Maybe, like Mitch, you lost track of this mentor as you made your way, and the insights faded, and the world seemed colder. Wouldn't you like to see that person again, ask the bigger questions that still haunt you, receive wisdom for your busy life today the way you once did when you were younger?

Mitch Albom had that second chance. He rediscovered Morrie in the last months of the older man's life. Knowing he was dying, Morrie visited with Mitch in his study every Tuesday, just as they used to back in college. Their rekindled relationship turned into one final “class”: lessons in how to live.

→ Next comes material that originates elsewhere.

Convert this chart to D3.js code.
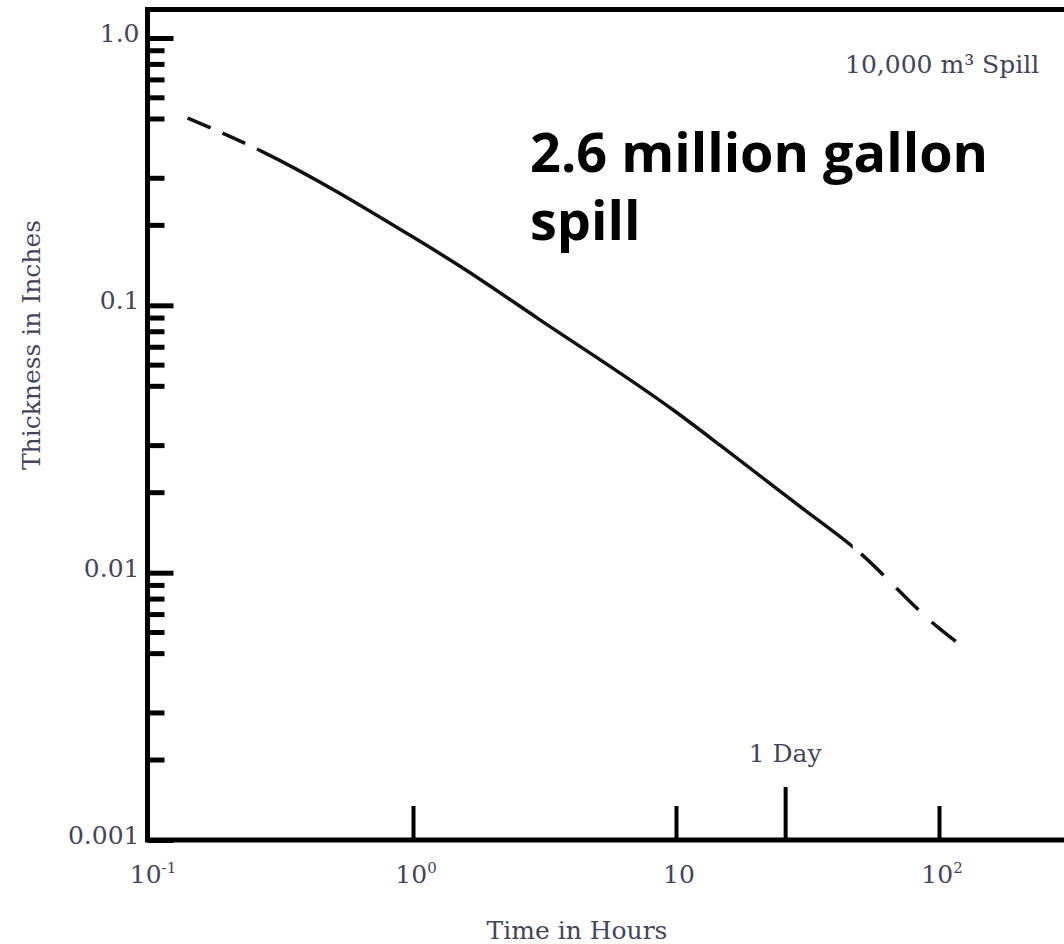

Tuesdays with Morrie is a magical chronicle of their time together, through which Mitch shares Morrie's lasting gift with the world.

 

Let's set the scene...

At Harvard, Rory starts having a mini panic attack about how many books there are to read and how she'll never manage to get to them in

her lifetime.  And THIS is the reason why I try not to re-read books, people!

 

Rory: Thirteen million volumes? I've read like, what, three hundred books in my entire life and I'm already sixteen? Do you know how long it would take me to read thirteen million books?
Lorelai: But honey, you don't have to read every one of them. "Tuesday's with Morrie?" Skip that. "Who Moved My Cheese?" Just stuff you already know. 

 

My thoughts:

I believe I first read this book when I was in college.  It was a "thing" at the time and everyone was gushing over how incredible it was.  So I picked it up.  And I loved it.

 

Granted, I was also all of 20 years old.

 

Reading it now was a completely different experience.  It may be because I've read (and thoroughly enjoyed) most of Albom's fictional work.  So this schmaltzy memoir of his last few months with his professor and how that changed his life didn't quite have the impact that my initial reading did.  I think it was admirable the way Morrie took on the task of dying, but something about Albom's writing of the character made the whole situation comes across as contrived and insincere.  It felt like Albom was trying too hard to make Morrie an inspirational character more than writing this as a love letter to his beloved teacher.  I'm sure Morrie was a fantastic man who changed a lot of lives in his too-short time on this Earth, but experiencing this after having read Albom's fictional body of work... he should stick to the make believe stuff.


Or maybe I've become jaded in my old age. ;)

 

Who do I see reading this in the Stars Hollow gazebo?

Let's just hope she doesn't read this while she's pregnant.